→ **GIVEN REQUEST**: Every line with the word "page" in it should be extracted from the data that follows.

→ **AVAILABLE DATA**:
## Start
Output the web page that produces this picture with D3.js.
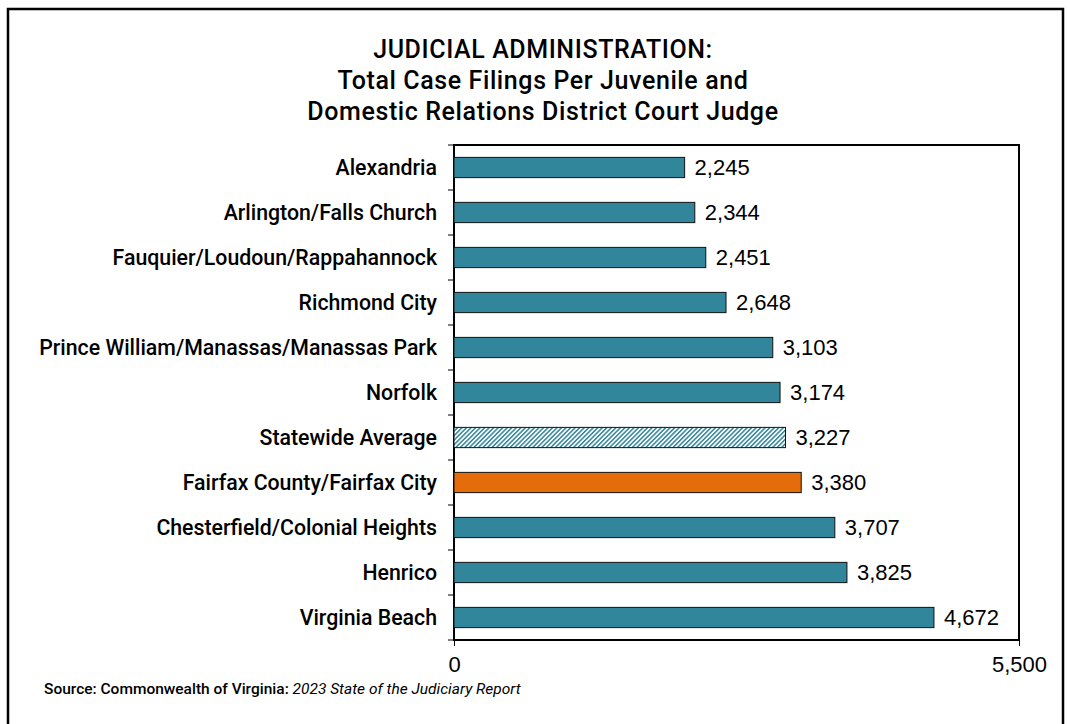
## End
## Start
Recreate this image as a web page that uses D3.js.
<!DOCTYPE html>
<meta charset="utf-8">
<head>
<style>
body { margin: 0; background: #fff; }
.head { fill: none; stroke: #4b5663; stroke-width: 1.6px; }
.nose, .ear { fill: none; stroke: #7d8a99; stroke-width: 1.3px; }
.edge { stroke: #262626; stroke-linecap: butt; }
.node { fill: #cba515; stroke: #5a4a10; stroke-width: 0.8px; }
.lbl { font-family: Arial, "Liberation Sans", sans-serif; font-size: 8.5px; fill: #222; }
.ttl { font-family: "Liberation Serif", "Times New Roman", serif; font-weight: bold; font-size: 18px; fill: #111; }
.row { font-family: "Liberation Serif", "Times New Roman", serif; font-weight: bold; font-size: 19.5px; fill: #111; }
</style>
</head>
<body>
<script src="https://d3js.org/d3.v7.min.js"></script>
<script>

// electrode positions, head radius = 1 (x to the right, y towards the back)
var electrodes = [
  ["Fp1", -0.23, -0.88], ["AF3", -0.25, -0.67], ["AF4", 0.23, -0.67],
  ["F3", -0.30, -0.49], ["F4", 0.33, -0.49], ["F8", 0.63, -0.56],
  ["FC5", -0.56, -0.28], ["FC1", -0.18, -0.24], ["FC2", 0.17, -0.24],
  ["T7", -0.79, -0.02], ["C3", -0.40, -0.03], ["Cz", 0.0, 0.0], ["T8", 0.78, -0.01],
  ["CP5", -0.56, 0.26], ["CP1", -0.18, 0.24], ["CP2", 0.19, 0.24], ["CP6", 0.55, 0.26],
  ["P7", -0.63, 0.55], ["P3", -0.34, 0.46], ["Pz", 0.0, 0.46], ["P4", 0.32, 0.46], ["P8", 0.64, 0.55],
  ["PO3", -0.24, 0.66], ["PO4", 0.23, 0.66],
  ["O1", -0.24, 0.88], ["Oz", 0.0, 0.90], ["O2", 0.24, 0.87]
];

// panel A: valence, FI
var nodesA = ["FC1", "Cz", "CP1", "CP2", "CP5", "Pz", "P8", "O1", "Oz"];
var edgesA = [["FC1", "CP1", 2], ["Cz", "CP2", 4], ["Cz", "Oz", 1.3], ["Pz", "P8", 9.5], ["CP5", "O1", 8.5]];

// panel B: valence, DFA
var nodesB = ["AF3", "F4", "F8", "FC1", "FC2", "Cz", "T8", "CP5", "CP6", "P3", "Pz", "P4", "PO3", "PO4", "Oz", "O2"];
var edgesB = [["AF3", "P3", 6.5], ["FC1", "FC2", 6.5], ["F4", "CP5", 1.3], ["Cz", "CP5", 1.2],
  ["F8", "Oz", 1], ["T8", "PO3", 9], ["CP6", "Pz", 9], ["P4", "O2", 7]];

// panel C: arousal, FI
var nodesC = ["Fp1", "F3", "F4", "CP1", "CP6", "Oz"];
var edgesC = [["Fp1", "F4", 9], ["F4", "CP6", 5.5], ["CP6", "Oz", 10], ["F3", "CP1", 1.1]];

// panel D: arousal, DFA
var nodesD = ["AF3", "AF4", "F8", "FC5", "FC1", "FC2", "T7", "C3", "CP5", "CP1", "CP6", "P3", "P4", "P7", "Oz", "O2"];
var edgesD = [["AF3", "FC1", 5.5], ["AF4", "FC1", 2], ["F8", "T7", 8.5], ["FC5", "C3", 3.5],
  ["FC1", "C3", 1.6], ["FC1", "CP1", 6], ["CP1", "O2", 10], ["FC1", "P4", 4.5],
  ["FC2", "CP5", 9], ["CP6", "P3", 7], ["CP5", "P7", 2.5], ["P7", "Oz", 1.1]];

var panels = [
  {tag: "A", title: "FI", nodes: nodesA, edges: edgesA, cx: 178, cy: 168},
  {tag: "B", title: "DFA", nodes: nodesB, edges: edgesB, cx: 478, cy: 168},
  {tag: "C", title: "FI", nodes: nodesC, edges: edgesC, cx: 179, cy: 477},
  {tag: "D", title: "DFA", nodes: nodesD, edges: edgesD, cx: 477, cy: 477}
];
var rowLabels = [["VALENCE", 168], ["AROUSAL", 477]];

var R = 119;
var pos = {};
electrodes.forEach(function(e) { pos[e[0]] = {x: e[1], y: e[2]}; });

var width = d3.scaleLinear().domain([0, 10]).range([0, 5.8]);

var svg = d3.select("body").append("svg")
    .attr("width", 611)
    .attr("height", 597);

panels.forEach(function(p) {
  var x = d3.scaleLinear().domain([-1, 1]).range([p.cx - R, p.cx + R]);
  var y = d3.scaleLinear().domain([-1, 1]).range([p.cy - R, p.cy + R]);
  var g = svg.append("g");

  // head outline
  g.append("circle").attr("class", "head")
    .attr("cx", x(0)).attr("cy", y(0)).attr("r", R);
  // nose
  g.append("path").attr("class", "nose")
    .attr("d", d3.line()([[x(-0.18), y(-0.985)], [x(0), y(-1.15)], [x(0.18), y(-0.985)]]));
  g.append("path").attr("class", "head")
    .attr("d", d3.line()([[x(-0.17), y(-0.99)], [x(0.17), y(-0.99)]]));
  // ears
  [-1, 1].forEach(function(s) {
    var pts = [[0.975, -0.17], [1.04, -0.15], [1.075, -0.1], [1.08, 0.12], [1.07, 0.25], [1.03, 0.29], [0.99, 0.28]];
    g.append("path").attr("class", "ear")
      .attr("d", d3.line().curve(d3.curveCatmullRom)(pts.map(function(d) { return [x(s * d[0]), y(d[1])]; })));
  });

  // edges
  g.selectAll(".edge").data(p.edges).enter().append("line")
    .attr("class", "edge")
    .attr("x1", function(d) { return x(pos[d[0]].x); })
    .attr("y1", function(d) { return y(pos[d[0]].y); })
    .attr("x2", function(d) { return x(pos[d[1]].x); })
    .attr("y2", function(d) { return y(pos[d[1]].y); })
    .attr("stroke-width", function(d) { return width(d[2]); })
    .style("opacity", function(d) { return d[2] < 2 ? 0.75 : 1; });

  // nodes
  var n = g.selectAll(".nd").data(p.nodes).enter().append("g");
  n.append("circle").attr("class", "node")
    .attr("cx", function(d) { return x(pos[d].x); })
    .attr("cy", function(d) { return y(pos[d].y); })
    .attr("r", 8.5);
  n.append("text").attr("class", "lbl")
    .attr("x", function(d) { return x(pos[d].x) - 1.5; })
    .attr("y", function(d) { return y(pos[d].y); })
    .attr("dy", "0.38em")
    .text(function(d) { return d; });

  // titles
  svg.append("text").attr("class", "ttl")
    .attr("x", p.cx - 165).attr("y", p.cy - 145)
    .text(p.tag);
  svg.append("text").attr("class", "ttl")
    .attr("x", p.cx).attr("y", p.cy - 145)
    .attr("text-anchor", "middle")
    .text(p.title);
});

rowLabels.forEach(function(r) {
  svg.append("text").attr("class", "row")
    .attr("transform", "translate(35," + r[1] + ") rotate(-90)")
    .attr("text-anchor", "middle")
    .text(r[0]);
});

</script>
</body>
## End
→ **RESPONSE TO THE EXERCISE**:
Output the web page that produces this picture with D3.js.
Recreate this image as a web page that uses D3.js.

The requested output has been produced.